Weaponised drones threatening Russian military presence in Syria
Ottowa - An armed drone operation targeted Russia’s naval base on the Mediterranean in Tartus and Hmeimim Airbase in north-western Latakia governorate in Syria this month. At a time when Russian President Vladimir Putin has announced victory and ordered the partial withdrawal of forces in December from the very location targeted, this attack presents a new challenge to the Russian presence in Syria. It could lead to additional Russian defence hardware in the war-torn country.
The attacks on Russian bases allegedly started New Year’s Eve with mortar shells.
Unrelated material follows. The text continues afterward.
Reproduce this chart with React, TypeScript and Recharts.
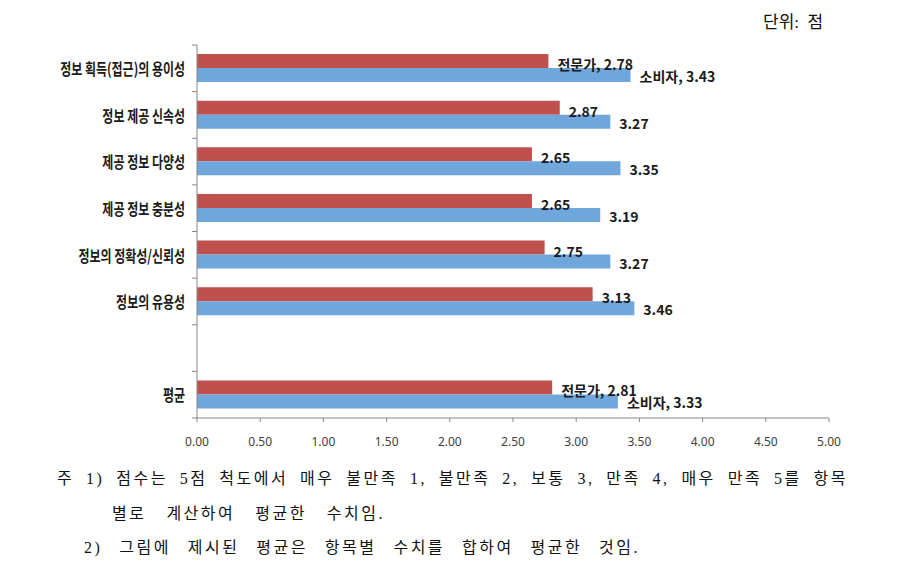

A few days later, weaponised drones were used. Russian media reporting suggests that several military aircraft were damaged but the Russian Ministry of Defence contradicted the reports.
Moscow said that no damage had occurred and its air defences at Hmeimim had shot down seven of the 13 attacking drones. The six others are said to have been brought down by electronic jamming countermeasures.
The Russians blamed Syrian rebels for what appears to be the first mass-drone attack on its bases. However, they doubted that rebels had the capability of launching such an attack, proposing that a foreign power — hinting the United States — supplied such “high-technological capabilities” to rebel forces in close proximity to the Russian presence.
A spokesman for the Pentagon rejected the Russian suggestion of US involvement in the attack.
While no rebel group claimed responsibility, questions surrounding the attack remain unanswered. The involvement of a “technologically sophisticated” foreign country is dubious, stated an open source investigation of the attack by analyst Nick Waters, published in Bellingcat.
Only one component of the drones shown in photographs released by the Russian Defence Ministry appears to be relatively advanced, wrote Waters, the remainder being constructed from mostly cheap materials, such as plywood, plastic sheeting and tape.
“The materials and construction of these drones, including their munitions, could all be sourced using relatively local means,” he added.
These drones and their equipment had most likely been purchased on the black market. Heavily encrypted messaging apps facilitate a large online market of arms in northern Syria. Today militants have access to a variety of arms on online exchanges and sell-and-buy channels, including many US-manufactured missiles and weaponry parts.
“Although the plastic sheeting, tape and simple design may belie the illusion of sophistication, it seems that the use of drones, whether military, [commercial off-the-shelf] or improvised, is taking another step to becoming the future of conflict,” Waters wrote.
The Kremlin, nevertheless, predicted that such “occasional” attacks were likely to continue. However, it added that the military infrastructure in place within the bases in Syria is more than sufficient to counter such assaults.
While weaponised drones are not new to the Syrian conflict, the usage of this cheap, yet effective, weaponry against Russian forces is unprecedented and even Russian bases no longer seem immune.
On the surface, breaching what is thought to be a highly sophisticated defence capability of Russia’s most strategic assets in the area implies vulnerability in the fortifications of its base and forces operating in Syria. Russian (and regime) positions are likely to be targeted by such unconventional warfare attacks in the future.
Despite recent claims of victory and intentions to withdraw forces, Moscow is faced with the reality that the war in Syria is far from over. Russian assets in Syria are under threat and this makes its desired goals in the war harder to achieve.
The Kremlin is likely looking at methods to increase the defences of its bases, which would require further Russian military deployment — something Putin may be unwilling to do as he moves on the path to win the presidential elections coming this March.